One of the key features of the Paris Agreement, Article 6, envisioned a global carbon market to facilitate voluntary cooperation between nations in reducing emissions. This led to the rapid growth of carbon markets, providing incentives for emission reductions and fostering international collaboration. However, despite this momentum, the juggernaut faced brakes in early 2022, when various geopolitical factors along with operational issues, brought difficult times to the carbon markets, especially voluntary market.
Now, the industry has shown resilience and is bouncing back. Several studies have projected a strong resurgence in carbon credit prices, indicating renewed investor confidence and commitment to climate action. Despite setbacks, the Paris Agreement continues to serve as a cornerstone for global climate efforts, driving momentum for a low-carbon yet robust global economy via carbon credits.
Sunny Skies and Favourable Winds Ahead
A recently published report by Trove Research brings about great news for the markets. The report published estimates of the prices for tradable carbon credits under Article 6 of the Paris Agreement.
If the market operates efficiently, Article 6 prices may fall within the range of $36 to $45 per tonne of CO2 equivalent in 2030, increasing to $43 to $54 per tonne by 2035, as per the report.
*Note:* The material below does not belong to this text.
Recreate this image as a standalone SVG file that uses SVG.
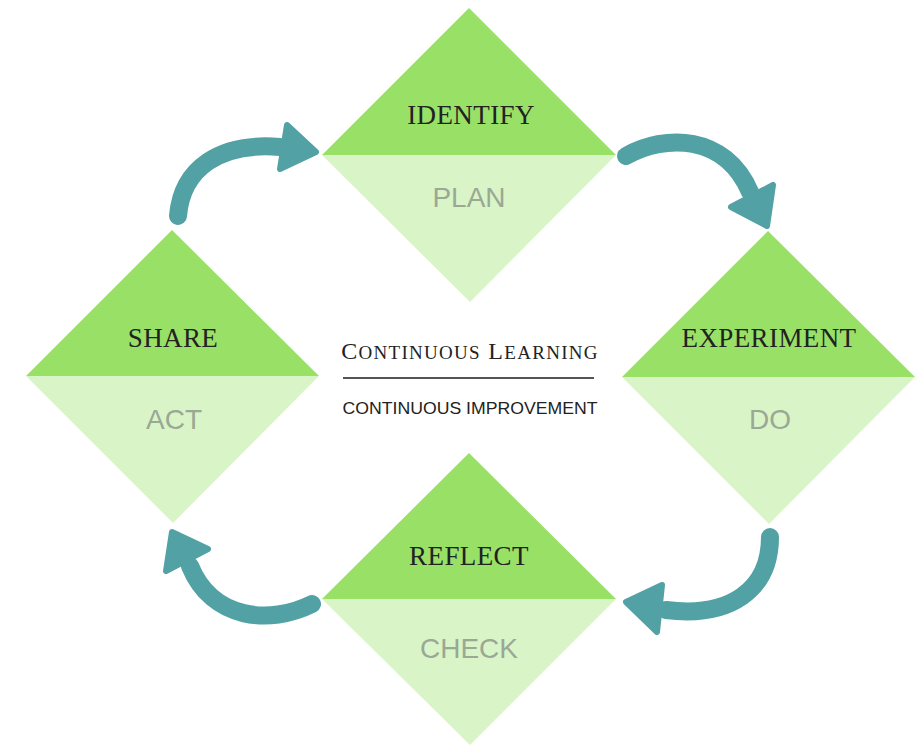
<svg xmlns="http://www.w3.org/2000/svg" width="918" height="746" viewBox="0 0 918 746">
<style>
.top{fill:#99e066}
.bot{fill:#d9f5c8}
.lbl{font-family:"Liberation Serif",serif;font-size:27px;fill:#222;text-anchor:middle;letter-spacing:0.4px}
.sub{font-family:"Liberation Sans",Arial,sans-serif;font-size:28px;fill:#9aa894;text-anchor:middle}
.arr{fill:none;stroke:#52a1a5;stroke-width:18;stroke-linecap:round}
.head{fill:#52a1a5;stroke:#52a1a5;stroke-width:6;stroke-linejoin:round}
</style>
<rect width="918" height="746" fill="#fff"/>
<g id="identify">
<polygon class="top" points="322,155 469,8 616,155"/>
<polygon class="bot" points="322,155 616,155 470,302"/>
<text class="lbl" x="471" y="124">IDENTIFY</text>
<text class="sub" x="469" y="207">PLAN</text>
</g>
<g id="share">
<polygon class="top" points="26,376 172,230 319,376"/>
<polygon class="bot" points="26,376 319,376 173,523"/>
<text class="lbl" x="173" y="347">SHARE</text>
<text class="sub" x="174" y="429">ACT</text>
</g>
<g id="experiment">
<polygon class="top" points="622,377 768,231 915,377"/>
<polygon class="bot" points="622,377 915,377 769,524"/>
<text class="lbl" x="769" y="347">EXPERIMENT</text>
<text class="sub" x="770" y="429">DO</text>
</g>
<g id="reflect">
<polygon class="top" points="322,599 469,453 616,599"/>
<polygon class="bot" points="322,599 616,599 470,745"/>
<text class="lbl" x="469" y="565">REFLECT</text>
<text class="sub" x="469" y="658">CHECK</text>
</g>
<g id="center">
<text x="470" y="359" font-family="Liberation Serif,serif" fill="#222" text-anchor="middle" letter-spacing="1.3"><tspan font-size="24">C</tspan><tspan font-size="19">ONTINUOUS</tspan><tspan font-size="24"> L</tspan><tspan font-size="19">EARNING</tspan></text>
<line x1="343" y1="378" x2="594" y2="378" stroke="#555" stroke-width="2"/>
<text x="470" y="414" font-family="Liberation Sans,Arial,sans-serif" font-size="16.5" fill="#222" text-anchor="middle" textLength="255" lengthAdjust="spacingAndGlyphs">CONTINUOUS IMPROVEMENT</text>
</g>
<g id="connectors">
<path class="arr" d="M626,156 C665,134 725,134 750,192"/>
<polygon class="head" points="731,207 773,185 767,226"/>
<path class="arr" d="M770,537 C770,590 730,618 666,610"/>
<polygon class="head" points="662,585 626,602 657,632"/>
<path class="arr" d="M312,604 C270,625 212,620 190,566"/>
<polygon class="head" points="208,549 172,532 166,571"/>
<path class="arr" d="M178,216 C182,168 220,142 280,147"/>
<polygon class="head" points="287,125 316,152 280,169"/>
</g>
</svg>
Companies are looking forward to continue making their climate-related commitments. Approximately 9,500 companies have set climate targets. While the number of issued credits slumped in 2023, and the annual credit demand flat, as compared to the peak of 2021, they were still higher than 2020.
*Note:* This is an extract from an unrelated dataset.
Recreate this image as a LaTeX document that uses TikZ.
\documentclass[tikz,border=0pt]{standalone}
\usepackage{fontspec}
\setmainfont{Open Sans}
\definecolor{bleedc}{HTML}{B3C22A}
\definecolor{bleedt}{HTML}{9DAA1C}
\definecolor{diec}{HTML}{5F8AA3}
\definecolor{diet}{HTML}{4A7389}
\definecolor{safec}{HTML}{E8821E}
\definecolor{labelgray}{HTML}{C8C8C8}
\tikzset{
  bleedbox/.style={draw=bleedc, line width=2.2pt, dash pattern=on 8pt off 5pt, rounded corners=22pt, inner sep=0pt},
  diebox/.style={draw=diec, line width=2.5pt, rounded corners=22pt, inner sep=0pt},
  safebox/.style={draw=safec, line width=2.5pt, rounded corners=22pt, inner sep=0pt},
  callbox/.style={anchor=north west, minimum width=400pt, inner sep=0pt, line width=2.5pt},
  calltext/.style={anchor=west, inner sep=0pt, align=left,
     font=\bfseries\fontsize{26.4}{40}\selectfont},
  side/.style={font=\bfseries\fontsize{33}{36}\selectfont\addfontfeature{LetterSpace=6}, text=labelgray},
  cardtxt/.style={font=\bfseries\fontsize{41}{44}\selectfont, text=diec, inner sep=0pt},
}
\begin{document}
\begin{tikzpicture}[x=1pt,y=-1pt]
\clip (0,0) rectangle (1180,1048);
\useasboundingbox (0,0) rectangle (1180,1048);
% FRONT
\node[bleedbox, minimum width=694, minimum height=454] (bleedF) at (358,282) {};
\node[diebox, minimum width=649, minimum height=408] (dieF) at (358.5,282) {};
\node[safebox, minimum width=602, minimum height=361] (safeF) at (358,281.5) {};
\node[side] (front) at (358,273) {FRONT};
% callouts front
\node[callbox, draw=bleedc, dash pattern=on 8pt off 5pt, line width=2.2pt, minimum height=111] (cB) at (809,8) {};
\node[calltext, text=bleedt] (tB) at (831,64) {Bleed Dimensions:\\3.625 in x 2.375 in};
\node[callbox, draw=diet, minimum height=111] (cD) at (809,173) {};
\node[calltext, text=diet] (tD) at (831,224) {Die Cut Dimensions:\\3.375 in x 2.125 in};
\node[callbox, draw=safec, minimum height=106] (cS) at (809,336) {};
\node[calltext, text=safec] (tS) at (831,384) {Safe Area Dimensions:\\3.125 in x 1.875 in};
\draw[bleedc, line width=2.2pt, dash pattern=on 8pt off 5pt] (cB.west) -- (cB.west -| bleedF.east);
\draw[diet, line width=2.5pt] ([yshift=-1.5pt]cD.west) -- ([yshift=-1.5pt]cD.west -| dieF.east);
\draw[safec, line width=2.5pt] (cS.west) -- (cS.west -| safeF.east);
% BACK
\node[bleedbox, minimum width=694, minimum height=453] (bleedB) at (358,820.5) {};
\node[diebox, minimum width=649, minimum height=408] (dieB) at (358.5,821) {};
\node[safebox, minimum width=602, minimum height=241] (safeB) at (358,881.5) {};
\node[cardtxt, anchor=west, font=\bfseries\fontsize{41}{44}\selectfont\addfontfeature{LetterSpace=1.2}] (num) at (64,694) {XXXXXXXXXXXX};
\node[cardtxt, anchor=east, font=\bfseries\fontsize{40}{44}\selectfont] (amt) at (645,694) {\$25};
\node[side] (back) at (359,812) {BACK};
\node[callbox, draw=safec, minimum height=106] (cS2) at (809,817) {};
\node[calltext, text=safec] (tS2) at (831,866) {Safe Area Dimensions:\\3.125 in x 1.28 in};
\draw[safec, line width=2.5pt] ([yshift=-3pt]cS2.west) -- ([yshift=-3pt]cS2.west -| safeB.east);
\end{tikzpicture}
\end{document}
With the pace of surplus carbon credits growth slowing, especially for nature-based credits, the demands being steady will result in better pricing. The report also showed an encouraging trend showing that despite a grim year, prices of carbon credits with integrity ratings reflect better.
Carbon credits are eventually finding their footing amid policy discussions.
The market’s trajectory in 2024 holds significant importance for its future, particularly regarding the trust placed in carbon credits. According to BloombergNEF’s Long-Term Carbon Offsets Outlook 2024, rebuilding confidence may incentivize companies to procure billions of carbon credits each year. This could potentially push prices up to $238 per ton and propel the market’s annual value to exceed $1.1 trillion by 2050.
As per another report by Statista, carbon prices within various emissions trading systems globally are anticipated to rise between 2026 and 2030, compared to the period from 2022 to 2026. A survey conducted among members of the International Emissions Trading Association suggests that the average carbon price within the EU Emissions Trading System (EU ETS) is expected to increase from approximately 84.4 euros per metric ton of CO₂ between 2022 and 2025 to nearly 100 euros per metric ton of CO₂ between 2026 and 2030.
These reports are only few of many that have posed similar projections indicating the worst for VCM is over.
Weathering the Storm
The industry started facing challenges right with the onset of 2022. Geopolitical tensions, such as the Russia-Ukraine war and Israel-Palestine conflict, which further worsen with Iran escalating the military actions. This has disrupted energy markets and impacted the demand for carbon credits, particularly in the European Union, the largest consumer of Verified Carbon Market (VCM) credits.
Concerns over the quality and credibility of carbon credits arose with the emergence of Carbon Credits Rating Agencies. This created confusion and undermined confidence in the market. Additionally, criticism from the Western media and academic institutions regarding greenwashing practices further dampened spirits.
However, with the relentless efforts of environmentalists and the industry leaders, the industry withstood the difficult times. While geopolitical issues were out of the actionable scope for the environmentalists, to address concerns over the quality of carbon credits and combat greenwashing practices, several solutions were implemented. The establishment of the International Carbon Credits Verification Mechanism (ICVCM) could ensure rigorous standards and verification processes for carbon credits, enhancing their credibility and reliability. Additionally, the creation of the Voluntary Carbon Market Integrity (VCMI) initiative set industry-wide standards and best practices to promote transparency and accountability.
Interventions from compliance programs at both national and international levels, such as CORSIA and Article 6 of the Paris Agreement, played a crucial role in regulating carbon markets and ensuring adherence to established standards. While the fruits of the actions are yet to be tasted, they have started to show, as predicted in the forecast by these studies. By implementing these measures, stakeholders can foster trust in carbon markets, mitigate concerns over quality, and combat greenwashing practices effectively.